__SET EXERCISE__: Keep pictures out. Copy exactly the lines from the one containing "Emit a LaTeX" to the one containing "width=620pt, minimum height=46pt]", endpoints included.

┄┄┄┄┄┄┄┄┄┄┄┄┄┄┄┄┄┄┄┄

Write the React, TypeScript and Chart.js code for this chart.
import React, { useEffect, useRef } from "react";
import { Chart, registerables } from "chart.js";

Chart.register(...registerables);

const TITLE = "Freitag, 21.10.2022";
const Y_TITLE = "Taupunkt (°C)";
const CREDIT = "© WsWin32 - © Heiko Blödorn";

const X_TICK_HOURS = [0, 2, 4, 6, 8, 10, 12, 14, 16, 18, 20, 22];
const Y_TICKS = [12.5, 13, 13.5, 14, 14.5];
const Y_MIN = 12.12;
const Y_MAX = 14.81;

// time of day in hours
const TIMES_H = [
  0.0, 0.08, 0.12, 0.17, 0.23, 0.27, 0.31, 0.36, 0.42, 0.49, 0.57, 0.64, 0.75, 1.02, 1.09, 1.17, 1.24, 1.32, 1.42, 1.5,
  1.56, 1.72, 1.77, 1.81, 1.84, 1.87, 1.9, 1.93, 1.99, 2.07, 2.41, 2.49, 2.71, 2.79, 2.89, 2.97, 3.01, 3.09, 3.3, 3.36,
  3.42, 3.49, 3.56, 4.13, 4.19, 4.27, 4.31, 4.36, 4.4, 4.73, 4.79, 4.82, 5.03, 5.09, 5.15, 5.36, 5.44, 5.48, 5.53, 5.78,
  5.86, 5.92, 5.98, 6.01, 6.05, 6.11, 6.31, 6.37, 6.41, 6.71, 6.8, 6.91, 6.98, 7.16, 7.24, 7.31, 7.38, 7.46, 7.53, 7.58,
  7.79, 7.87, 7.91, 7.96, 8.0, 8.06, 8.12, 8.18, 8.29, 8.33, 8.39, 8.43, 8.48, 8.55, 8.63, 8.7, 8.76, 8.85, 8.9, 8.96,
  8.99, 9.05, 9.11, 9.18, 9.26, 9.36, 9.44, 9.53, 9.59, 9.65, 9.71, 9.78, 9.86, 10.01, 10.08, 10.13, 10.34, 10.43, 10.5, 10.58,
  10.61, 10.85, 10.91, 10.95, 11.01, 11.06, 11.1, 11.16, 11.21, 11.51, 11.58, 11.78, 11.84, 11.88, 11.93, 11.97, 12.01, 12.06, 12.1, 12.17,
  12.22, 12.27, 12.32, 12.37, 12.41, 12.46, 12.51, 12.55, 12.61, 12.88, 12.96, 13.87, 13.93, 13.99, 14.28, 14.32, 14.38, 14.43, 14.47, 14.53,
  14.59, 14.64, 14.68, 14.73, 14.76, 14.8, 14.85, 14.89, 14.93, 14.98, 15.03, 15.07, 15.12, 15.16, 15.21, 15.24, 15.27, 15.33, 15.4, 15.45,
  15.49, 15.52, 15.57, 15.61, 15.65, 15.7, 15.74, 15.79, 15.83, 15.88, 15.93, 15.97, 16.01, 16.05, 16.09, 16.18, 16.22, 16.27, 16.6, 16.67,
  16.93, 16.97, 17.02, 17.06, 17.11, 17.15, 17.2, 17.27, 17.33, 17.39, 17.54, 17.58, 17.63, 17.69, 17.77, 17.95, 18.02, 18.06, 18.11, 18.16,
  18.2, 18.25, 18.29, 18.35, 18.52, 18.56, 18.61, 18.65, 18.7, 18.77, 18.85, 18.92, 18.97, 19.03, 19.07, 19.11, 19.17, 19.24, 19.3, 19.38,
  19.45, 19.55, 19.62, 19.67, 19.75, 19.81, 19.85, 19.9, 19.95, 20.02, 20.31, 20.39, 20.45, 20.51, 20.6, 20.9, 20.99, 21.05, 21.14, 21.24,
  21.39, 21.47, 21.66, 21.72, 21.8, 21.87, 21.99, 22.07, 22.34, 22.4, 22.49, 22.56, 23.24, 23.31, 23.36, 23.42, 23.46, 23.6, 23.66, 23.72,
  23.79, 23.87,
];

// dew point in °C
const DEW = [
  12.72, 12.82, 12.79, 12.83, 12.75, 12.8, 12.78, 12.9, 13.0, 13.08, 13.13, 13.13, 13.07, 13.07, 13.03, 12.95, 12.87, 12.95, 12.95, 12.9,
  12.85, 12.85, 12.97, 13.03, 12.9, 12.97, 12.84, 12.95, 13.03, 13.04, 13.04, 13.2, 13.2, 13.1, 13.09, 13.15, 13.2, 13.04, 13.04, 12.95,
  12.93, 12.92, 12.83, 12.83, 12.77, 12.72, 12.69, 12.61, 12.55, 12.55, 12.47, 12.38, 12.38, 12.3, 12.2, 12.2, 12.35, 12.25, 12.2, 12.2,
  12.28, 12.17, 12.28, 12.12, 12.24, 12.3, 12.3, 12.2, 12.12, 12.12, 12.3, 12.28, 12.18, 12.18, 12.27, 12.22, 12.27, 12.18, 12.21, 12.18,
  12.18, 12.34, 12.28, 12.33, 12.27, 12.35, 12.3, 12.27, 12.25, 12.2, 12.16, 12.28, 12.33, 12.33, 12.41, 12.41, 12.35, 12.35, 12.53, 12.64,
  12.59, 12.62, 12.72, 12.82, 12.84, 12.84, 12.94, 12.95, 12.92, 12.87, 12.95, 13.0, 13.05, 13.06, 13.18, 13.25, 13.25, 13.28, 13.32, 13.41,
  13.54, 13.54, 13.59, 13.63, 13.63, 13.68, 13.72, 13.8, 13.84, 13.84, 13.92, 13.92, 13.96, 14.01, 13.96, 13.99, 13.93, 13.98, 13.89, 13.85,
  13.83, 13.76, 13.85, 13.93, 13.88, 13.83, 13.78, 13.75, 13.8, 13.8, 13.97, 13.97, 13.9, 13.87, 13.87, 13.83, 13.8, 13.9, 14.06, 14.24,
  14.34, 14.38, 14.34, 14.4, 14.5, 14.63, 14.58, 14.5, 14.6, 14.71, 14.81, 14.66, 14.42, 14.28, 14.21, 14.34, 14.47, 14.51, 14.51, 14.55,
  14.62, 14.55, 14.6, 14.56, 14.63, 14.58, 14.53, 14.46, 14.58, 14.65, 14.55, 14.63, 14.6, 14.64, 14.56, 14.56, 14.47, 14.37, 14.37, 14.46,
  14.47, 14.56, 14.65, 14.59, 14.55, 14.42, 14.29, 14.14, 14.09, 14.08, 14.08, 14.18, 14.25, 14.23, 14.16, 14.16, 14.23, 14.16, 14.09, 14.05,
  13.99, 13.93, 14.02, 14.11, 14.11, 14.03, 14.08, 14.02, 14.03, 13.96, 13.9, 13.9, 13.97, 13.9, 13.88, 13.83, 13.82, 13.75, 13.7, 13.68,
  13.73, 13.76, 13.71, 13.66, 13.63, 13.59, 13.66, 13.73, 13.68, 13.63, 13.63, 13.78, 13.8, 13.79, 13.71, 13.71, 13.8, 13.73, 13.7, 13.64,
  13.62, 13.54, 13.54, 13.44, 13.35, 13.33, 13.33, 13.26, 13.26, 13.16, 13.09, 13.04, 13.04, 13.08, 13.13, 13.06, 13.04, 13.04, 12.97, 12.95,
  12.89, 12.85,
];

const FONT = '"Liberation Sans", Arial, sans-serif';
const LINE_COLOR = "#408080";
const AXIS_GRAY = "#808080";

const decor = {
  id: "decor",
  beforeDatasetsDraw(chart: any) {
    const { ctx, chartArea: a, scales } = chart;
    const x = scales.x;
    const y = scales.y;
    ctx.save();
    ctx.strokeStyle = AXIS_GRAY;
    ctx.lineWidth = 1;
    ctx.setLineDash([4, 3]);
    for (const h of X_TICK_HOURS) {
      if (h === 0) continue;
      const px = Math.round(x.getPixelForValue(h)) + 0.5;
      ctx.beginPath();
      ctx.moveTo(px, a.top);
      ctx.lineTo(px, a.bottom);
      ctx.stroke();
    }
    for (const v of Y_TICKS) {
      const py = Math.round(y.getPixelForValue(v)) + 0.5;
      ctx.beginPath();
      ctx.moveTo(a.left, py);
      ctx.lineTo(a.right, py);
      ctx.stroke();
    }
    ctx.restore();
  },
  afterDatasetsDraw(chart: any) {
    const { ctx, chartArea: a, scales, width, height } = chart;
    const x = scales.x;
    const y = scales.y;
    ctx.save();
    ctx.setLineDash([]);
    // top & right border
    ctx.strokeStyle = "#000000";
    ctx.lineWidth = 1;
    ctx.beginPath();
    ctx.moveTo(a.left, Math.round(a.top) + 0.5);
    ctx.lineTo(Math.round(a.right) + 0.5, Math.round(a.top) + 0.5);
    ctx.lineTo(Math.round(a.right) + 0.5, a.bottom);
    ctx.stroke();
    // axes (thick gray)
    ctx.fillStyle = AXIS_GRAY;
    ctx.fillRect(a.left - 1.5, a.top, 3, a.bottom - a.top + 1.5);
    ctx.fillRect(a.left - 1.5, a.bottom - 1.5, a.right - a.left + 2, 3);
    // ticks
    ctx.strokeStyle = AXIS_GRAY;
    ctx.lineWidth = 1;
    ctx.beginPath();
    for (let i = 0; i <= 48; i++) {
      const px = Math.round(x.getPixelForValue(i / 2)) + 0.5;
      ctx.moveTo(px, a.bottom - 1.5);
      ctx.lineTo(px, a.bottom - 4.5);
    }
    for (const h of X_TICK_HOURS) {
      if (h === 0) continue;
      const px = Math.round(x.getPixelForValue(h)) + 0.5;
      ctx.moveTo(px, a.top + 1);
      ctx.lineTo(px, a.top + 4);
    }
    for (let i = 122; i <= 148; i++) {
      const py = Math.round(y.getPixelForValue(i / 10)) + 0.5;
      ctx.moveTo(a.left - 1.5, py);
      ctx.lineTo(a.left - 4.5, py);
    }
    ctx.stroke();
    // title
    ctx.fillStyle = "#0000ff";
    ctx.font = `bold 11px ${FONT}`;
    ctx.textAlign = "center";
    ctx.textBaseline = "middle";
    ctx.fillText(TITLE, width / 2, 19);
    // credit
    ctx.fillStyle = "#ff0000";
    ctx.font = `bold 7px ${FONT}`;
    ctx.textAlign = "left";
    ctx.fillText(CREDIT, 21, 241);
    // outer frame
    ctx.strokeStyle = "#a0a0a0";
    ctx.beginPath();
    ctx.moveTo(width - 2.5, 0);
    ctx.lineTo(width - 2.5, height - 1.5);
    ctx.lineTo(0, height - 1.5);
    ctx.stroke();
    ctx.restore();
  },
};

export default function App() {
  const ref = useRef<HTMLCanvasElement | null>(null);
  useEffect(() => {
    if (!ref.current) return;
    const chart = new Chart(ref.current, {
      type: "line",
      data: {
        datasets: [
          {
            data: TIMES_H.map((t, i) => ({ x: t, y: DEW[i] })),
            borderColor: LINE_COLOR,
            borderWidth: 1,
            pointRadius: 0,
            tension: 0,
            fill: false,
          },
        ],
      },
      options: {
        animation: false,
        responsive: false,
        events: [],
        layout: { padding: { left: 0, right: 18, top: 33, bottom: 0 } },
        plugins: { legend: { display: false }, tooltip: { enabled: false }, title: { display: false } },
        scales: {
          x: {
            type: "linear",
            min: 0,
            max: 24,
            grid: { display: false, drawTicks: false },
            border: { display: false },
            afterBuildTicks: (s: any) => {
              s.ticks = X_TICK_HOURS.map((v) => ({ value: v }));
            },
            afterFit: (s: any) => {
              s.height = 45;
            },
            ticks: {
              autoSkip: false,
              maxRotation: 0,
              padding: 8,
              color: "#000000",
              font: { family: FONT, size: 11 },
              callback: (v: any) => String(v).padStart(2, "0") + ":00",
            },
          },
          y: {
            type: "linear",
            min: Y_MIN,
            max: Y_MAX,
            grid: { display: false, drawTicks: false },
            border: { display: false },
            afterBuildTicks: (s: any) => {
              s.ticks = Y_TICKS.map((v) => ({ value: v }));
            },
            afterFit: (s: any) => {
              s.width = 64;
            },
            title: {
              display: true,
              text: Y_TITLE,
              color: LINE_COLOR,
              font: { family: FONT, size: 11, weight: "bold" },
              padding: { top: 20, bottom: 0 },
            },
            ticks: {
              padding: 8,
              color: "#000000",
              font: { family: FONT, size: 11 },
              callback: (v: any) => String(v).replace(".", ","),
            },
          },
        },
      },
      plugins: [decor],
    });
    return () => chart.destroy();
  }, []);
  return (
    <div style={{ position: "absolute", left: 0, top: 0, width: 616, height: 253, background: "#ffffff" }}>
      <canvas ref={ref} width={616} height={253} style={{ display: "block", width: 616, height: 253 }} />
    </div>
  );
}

┄┄┄┄┄┄┄┄┄┄┄┄┄┄┄┄┄┄┄┄

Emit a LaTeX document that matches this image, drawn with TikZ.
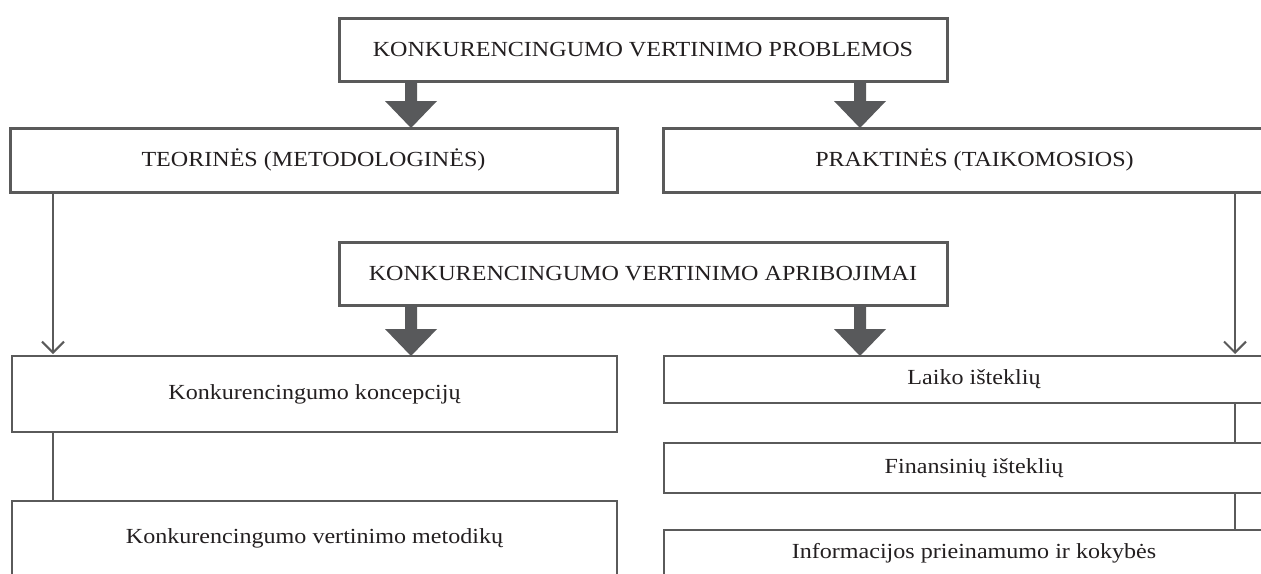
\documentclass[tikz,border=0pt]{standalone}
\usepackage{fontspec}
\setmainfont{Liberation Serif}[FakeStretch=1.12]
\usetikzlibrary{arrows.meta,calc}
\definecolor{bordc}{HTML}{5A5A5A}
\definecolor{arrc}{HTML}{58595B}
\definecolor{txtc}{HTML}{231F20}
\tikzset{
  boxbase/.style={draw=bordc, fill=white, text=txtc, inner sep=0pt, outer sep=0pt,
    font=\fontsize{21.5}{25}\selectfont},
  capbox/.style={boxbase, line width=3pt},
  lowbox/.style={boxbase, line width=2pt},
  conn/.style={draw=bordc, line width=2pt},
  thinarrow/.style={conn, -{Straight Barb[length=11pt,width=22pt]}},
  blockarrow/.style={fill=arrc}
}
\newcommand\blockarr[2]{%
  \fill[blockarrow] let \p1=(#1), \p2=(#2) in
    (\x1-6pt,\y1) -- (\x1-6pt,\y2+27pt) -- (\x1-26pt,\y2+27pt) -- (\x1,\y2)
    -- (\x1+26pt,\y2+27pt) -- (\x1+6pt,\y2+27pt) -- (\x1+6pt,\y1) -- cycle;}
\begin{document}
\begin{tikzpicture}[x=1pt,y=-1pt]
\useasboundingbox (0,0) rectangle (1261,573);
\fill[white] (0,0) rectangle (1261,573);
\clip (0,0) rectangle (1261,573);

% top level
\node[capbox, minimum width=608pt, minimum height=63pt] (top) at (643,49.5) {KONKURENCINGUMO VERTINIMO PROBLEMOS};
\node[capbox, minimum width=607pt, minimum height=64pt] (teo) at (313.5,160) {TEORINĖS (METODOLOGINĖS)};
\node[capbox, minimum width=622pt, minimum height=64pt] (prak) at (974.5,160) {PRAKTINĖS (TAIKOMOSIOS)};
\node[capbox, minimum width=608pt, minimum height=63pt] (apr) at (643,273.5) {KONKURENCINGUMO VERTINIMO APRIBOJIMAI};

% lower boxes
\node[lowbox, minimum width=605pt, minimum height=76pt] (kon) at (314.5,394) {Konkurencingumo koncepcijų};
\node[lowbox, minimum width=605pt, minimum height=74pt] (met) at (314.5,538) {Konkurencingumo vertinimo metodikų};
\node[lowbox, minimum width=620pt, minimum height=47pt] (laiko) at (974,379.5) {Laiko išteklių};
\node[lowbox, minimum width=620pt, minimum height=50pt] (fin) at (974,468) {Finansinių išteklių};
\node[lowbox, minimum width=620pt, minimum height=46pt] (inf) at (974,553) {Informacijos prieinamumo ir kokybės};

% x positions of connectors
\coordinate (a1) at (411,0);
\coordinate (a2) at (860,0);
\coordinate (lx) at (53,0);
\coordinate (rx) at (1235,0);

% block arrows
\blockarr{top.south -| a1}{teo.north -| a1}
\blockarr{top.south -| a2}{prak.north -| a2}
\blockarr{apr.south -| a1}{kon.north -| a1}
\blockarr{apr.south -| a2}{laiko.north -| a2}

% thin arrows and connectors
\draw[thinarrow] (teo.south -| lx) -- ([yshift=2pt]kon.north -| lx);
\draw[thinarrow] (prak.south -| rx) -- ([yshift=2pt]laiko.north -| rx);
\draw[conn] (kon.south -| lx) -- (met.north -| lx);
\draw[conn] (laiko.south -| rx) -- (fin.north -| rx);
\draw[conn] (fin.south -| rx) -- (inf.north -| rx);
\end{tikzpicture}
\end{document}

┄┄┄┄┄┄┄┄┄┄┄┄┄┄┄┄┄┄┄┄

__RESPONSE TO THE TASK__:
Emit a LaTeX document that matches this image, drawn with TikZ.
\documentclass[tikz,border=0pt]{standalone}
\usepackage{fontspec}
\setmainfont{Liberation Serif}[FakeStretch=1.12]
\usetikzlibrary{arrows.meta,calc}
\definecolor{bordc}{HTML}{5A5A5A}
\definecolor{arrc}{HTML}{58595B}
\definecolor{txtc}{HTML}{231F20}
\tikzset{
  boxbase/.style={draw=bordc, fill=white, text=txtc, inner sep=0pt, outer sep=0pt,
    font=\fontsize{21.5}{25}\selectfont},
  capbox/.style={boxbase, line width=3pt},
  lowbox/.style={boxbase, line width=2pt},
  conn/.style={draw=bordc, line width=2pt},
  thinarrow/.style={conn, -{Straight Barb[length=11pt,width=22pt]}},
  blockarrow/.style={fill=arrc}
}
\newcommand\blockarr[2]{%
  \fill[blockarrow] let \p1=(#1), \p2=(#2) in
    (\x1-6pt,\y1) -- (\x1-6pt,\y2+27pt) -- (\x1-26pt,\y2+27pt) -- (\x1,\y2)
    -- (\x1+26pt,\y2+27pt) -- (\x1+6pt,\y2+27pt) -- (\x1+6pt,\y1) -- cycle;}
\begin{document}
\begin{tikzpicture}[x=1pt,y=-1pt]
\useasboundingbox (0,0) rectangle (1261,573);
\fill[white] (0,0) rectangle (1261,573);
\clip (0,0) rectangle (1261,573);

% top level
\node[capbox, minimum width=608pt, minimum height=63pt] (top) at (643,49.5) {KONKURENCINGUMO VERTINIMO PROBLEMOS};
\node[capbox, minimum width=607pt, minimum height=64pt] (teo) at (313.5,160) {TEORINĖS (METODOLOGINĖS)};
\node[capbox, minimum width=622pt, minimum height=64pt] (prak) at (974.5,160) {PRAKTINĖS (TAIKOMOSIOS)};
\node[capbox, minimum width=608pt, minimum height=63pt] (apr) at (643,273.5) {KONKURENCINGUMO VERTINIMO APRIBOJIMAI};

% lower boxes
\node[lowbox, minimum width=605pt, minimum height=76pt] (kon) at (314.5,394) {Konkurencingumo koncepcijų};
\node[lowbox, minimum width=605pt, minimum height=74pt] (met) at (314.5,538) {Konkurencingumo vertinimo metodikų};
\node[lowbox, minimum width=620pt, minimum height=47pt] (laiko) at (974,379.5) {Laiko išteklių};
\node[lowbox, minimum width=620pt, minimum height=50pt] (fin) at (974,468) {Finansinių išteklių};
\node[lowbox, minimum width=620pt, minimum height=46pt] (inf) at (974,553) {Informacijos prieinamumo ir kokybės};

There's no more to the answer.